Today’s profile looks at Villanova forward Jeremiah Robinson-Earl. During his two-year run with the Wildcats, Robinson-Earl frequently showcased a modern NBA skill set.
- Height: 6’9”
- WT: 242
- Wingspan: 6’10”
- Shooting Hand: Right
- Position: PF
- Age: 20
- Projected draft range: 28-38
- PTS: 15.7 | Per 40: 18.2
- REB: 8.5 | Per 40: 9.8
- AST: 2.2 | Per 40: 2.6
- STL: 1.0 | Per 40: 1.1
- FG%: 49.7
- 3P%: 28.0
- FT%: 71.4
Robinson-Earl’s headlining attributes are tied to his superb court vision and feel for the game on both ends of the floor. On defense, he slides perfectly from one-on-one matchups to passing lanes. He utilizes a textbook stance to cut off angles to the rim and stay in front of quicker opponents. Due to his size and fundamentals, Robinson-Earl picked up multiple defensive assignments during his second year at Villanova. Robinson-Earl is an effective shot blocker and he avoids fouls by staying vertical.
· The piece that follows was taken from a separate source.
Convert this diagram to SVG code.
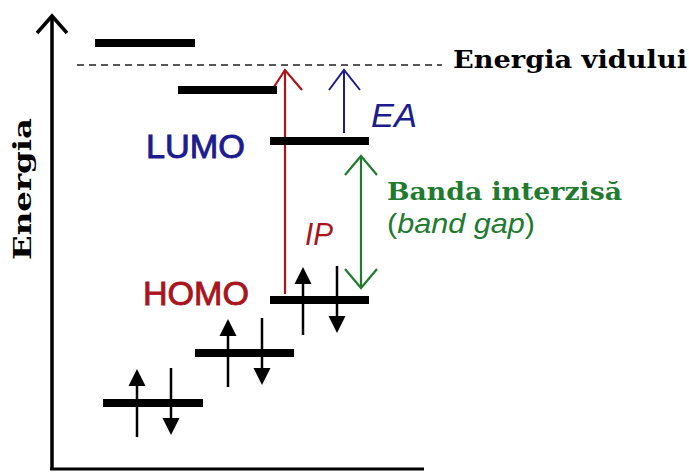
<svg xmlns="http://www.w3.org/2000/svg" width="689" height="472" viewBox="0 0 689 472">
<style>
.lvl{fill:#000}
.sans{font-family:"Liberation Sans",Arial,sans-serif}
.heavy{stroke-width:0.9}
.serifb{font-family:"DejaVu Serif","Liberation Serif",serif;font-weight:bold}
.e{stroke:#000;stroke-width:2.5;fill:none}
</style>
<rect width="689" height="472" fill="#fff"/>
<!-- axes -->
<g id="axes" fill="none" stroke="#000">
<line x1="52" y1="16" x2="52" y2="470" stroke-width="3.5"/>
<polyline points="37,33 52,16 67,33" stroke-width="3.5"/>
<line x1="50" y1="469" x2="424" y2="469" stroke-width="3"/>
</g>
<g id="axis-label">
<text class="serifb" font-size="24" transform="translate(31,260) rotate(-90)" textLength="142" lengthAdjust="spacingAndGlyphs">Energia</text>
</g>
<!-- vacuum level -->
<g id="vacuum">
<line x1="77" y1="65" x2="442" y2="65" stroke="#222" stroke-width="1.3" stroke-dasharray="7,5"/>
<text class="serifb" x="453" y="68" font-size="23.5" textLength="234" lengthAdjust="spacingAndGlyphs">Energia vidului</text>
</g>
<!-- connectors -->
<g id="connectors" fill="none">
<g id="ip-arrow" stroke="#a8151c" stroke-width="2.2">
<line x1="285" y1="294" x2="285" y2="70"/>
<polyline points="272,90 285,70 302,90"/>
</g>
<g id="ea-arrow" stroke="#1c1c8e" stroke-width="2">
<line x1="344" y1="133" x2="344" y2="70"/>
<polyline points="329,90 344,70 360,90"/>
</g>
<g id="gap-arrow" stroke="#217a2e" stroke-width="2.2">
<line x1="361" y1="156" x2="361" y2="288"/>
<polyline points="345,175 361,156 377,175"/>
<polyline points="345,269 361,288 377,269"/>
</g>
</g>
<!-- levels -->
<g id="level-top"><rect class="lvl" x="95" y="39" width="100" height="8"/></g>
<g id="level-2"><rect class="lvl" x="178" y="86" width="99" height="8"/></g>
<g id="lumo">
<rect class="lvl" x="270" y="137" width="99" height="8"/>
<text class="sans heavy" x="146" y="158" font-size="34" fill="#1c1c8e" stroke="#1c1c8e" textLength="99" lengthAdjust="spacingAndGlyphs">LUMO</text>
</g>
<g id="homo">
<rect class="lvl" x="270" y="296" width="99" height="8"/>
<text class="sans heavy" x="143" y="305" font-size="34" fill="#a8151c" stroke="#a8151c" textLength="106" lengthAdjust="spacingAndGlyphs">HOMO</text>
<line class="e" x1="303" y1="335" x2="303" y2="280"/>
<polygon points="303,267 294.5,284 311.5,284"/>
<line class="e" x1="337" y1="266" x2="337" y2="320"/>
<polygon points="337,333 328.5,316 345.5,316"/>
</g>
<g id="level-5">
<rect class="lvl" x="195" y="349" width="99" height="8"/>
<line class="e" x1="228" y1="387" x2="228" y2="332"/>
<polygon points="228,319 219.5,336 236.5,336"/>
<line class="e" x1="262" y1="318" x2="262" y2="372"/>
<polygon points="262,385 253.5,368 270.5,368"/>
</g>
<g id="level-6">
<rect class="lvl" x="103" y="399" width="100" height="8"/>
<line class="e" x1="137" y1="437" x2="137" y2="382"/>
<polygon points="137,369 128.5,386 145.5,386"/>
<line class="e" x1="171" y1="368" x2="171" y2="422"/>
<polygon points="171,435 162.5,418 179.5,418"/>
</g>
<!-- labels -->
<g id="labels">
<text class="sans" x="371" y="127" font-size="34" font-style="italic" fill="#1c1c8e" textLength="46" lengthAdjust="spacingAndGlyphs">EA</text>
<text class="sans" x="305" y="245" font-size="31" font-style="italic" fill="#a8151c" textLength="28" lengthAdjust="spacingAndGlyphs">IP</text>
<text class="serifb" x="387" y="200" font-size="23.5" fill="#217a2e" textLength="235" lengthAdjust="spacingAndGlyphs">Banda interzisă</text>
<text class="sans" x="387" y="233" font-size="28" fill="#217a2e" textLength="148" lengthAdjust="spacingAndGlyphs">(<tspan font-style="italic">band gap</tspan>)</text>
</g>
</svg>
Offensively, Robinson-Earl’s vision is just as impressive. He scans the floor for advantages and he is a stellar roll man in pick-and-roll situations. Once he receives the ball on the roll, he is an accurate secondary passer and solid finisher at the rim. Robinson-Earl’s fundamentals shine in the paint. He keeps the ball high and secure before finishing at the rim. In the open floor, he can create quick opportunities by bringing the ball up the court after securing a defensive rebound.
A quick glance at Robinson-Earl’s numbers from last season reveals that he is far from efficient from distance. He took a noticeable step back in accuracy as a sophomore, which raises concerns about his role as a modern forward in the NBA. Along with his outside shooting, Robinson-Earl does not create for himself off the dribble. His pull-up game is underdeveloped at this time.
Athletically, Robinson-Earl relies on his fundamentals in matchups against smaller opponents. He is not an elite athlete and that could limit his versatility at the next level.
Robinson-Earl followed up his Big East Rookie of the Year campaign by securing Big East Player of the Year honors in his second season with the Wildcats. In the NCAA Tournament, he recorded a combined 40 points in Villanova’s two victories. In the Sweet 16, he produced eight points in a loss to Baylor.
Robinson-Earl fits the bill of a prospect that is poised to earn minutes early in his NBA career. His feel for the game gives him a distinct advantage over several of his peers. Robinson-Earl’s lack of shooting and top-end athleticism does lower his ceiling, though. Moving forward, he has the potential to log minutes as a small-ball five. That avenue could boost his list of suitors on draft night.
You can never have too many players with superb vision and feel for the game. Robinson-Earl plays to his strengths, limits turnovers and is actively engaged on defense. Those three attributes should pique the Blazers’ interest. He is a near-perfect understudy for Robert Covington on the defensive end. From a spacing standpoint, Robinson-Earl did shoot a serviceable 37.1 percent on his corner three-pointers.
Robinson-Earl could be just out of reach for the Blazers. The former Villanova standout could easily sneak into the first round.